Classical music group
Twin sisters Lucia and Maria and younger sister Angella comprise the Ahn Trio, a threesome of musicians noted for their technical virtuosity as well as for their physical beauty. The sisters were born in Seoul, South Korea, but moved to the United States in the early 1980s, where they enrolled in the Juilliard School in New York. Their classical training and their penchant for designer clothing such as Gaultier, Gucci, and Dolce & Gabbana have prompted many critics to categorize them with the similarly physically attractive and classically inclined Eroica Trio.
When the girls were young, the Ahns' father worked as a book publisher and their mother worked as a journalist. In an interview with the online magazine Yisei, the sisters discussed their upbringing by nontraditional Korean parents. "Our parents were extremely … different," said Angella.
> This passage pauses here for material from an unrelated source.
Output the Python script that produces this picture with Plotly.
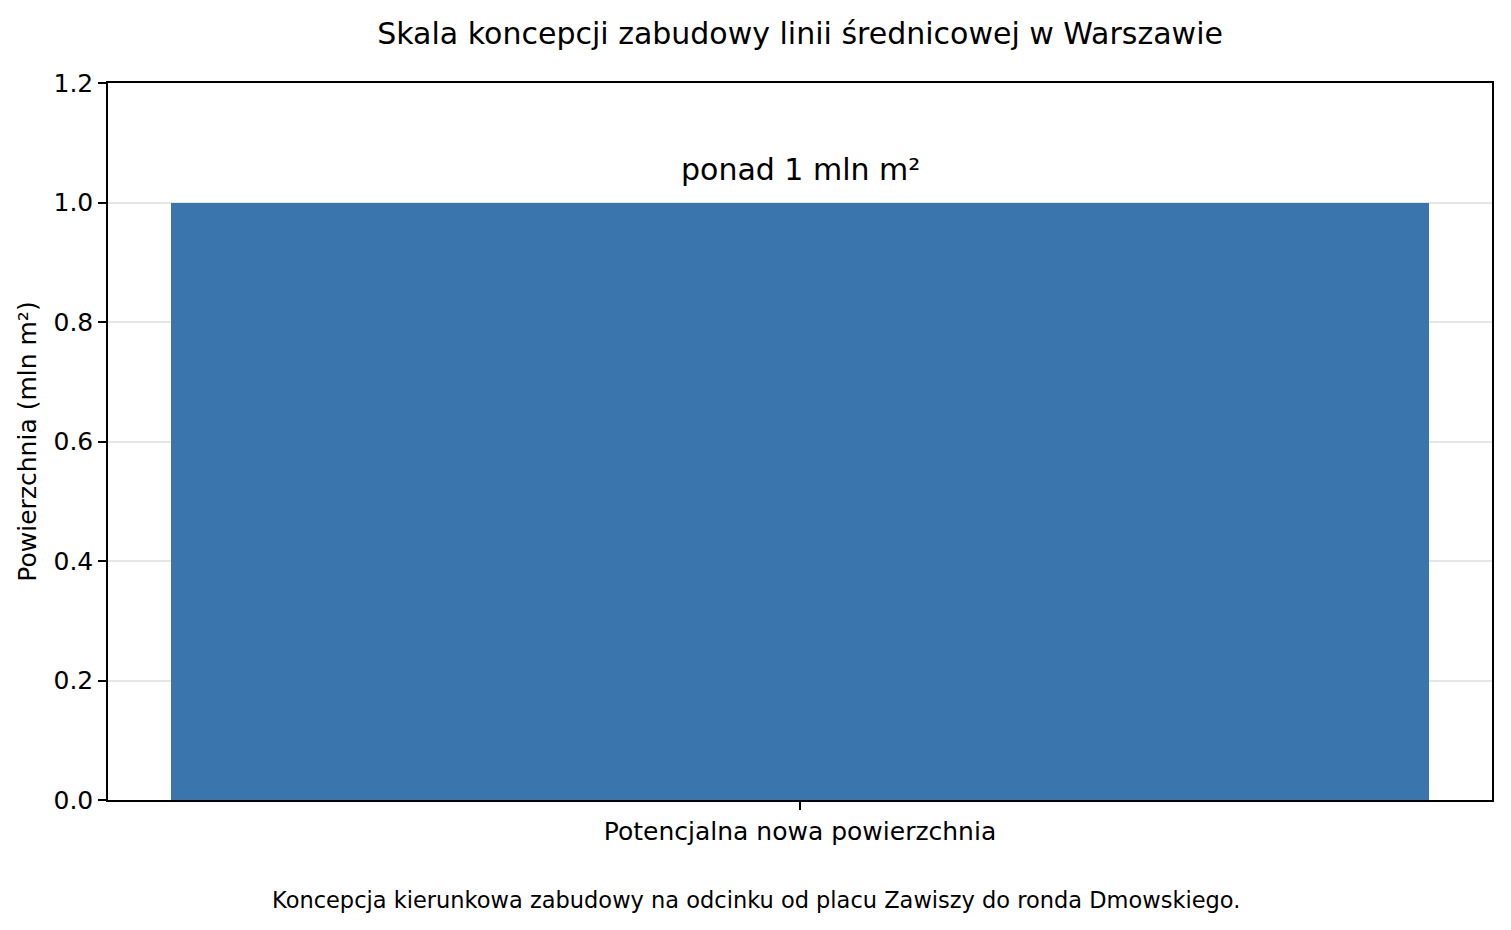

Maria elaborated, "Our father always had this very modern idea of parents letting their children free…. Every school weekend we'd drop our books and go away to a weekend house or on a trip somewhere…." Angella added: "They made sure we saw and experienced different things and different places every weekend." The Ahn parents started piano lessons for all of their daughters, but it was Lucia who, at the age of seven, became serious about the instrument. At that time, Angella and Maria took up, respectively, the violin and cello. By 1979 the trio had begun to perform live and on Korean television. Their parents subsequently divorced, and the young women moved to the United States in 1981, enrolling in the pre-college music program at Juilliard. In 1987 the sisters were featured in a Time magazine article entitled "Asian-American Whiz Kids." One year later, the women were featured during NBC and PBS network coverage of the 1988 Olympics in Seoul. In 1992 the trio won prizes at the Alliance Northeast Competition for Chamber Ensembles as well as at the Coleman Chamber Competition. Their physical beauty also helped them attract coverage in such publications as the New York Times, Vogue, GQ, and Town & Country.
The Ahn Trio's first recording, consisting of their interpretations of compositions by Maurice Ravel and Heitor Villa-Lobos, won them critical acclaim. Their follow-up on EMI Classics featured works by Josef Suk, Antonin Dvorak, and Dmitry Shostakovich, and won the sisters an ECHO Award in Germany, an honor comparable to a Grammy Award in the United States. "It was really a nice surprise," Maria told Cyberbuzz critic Alan Back. "I mean, you don't make albums and think, 'Oh, I'm going to win a prize.'"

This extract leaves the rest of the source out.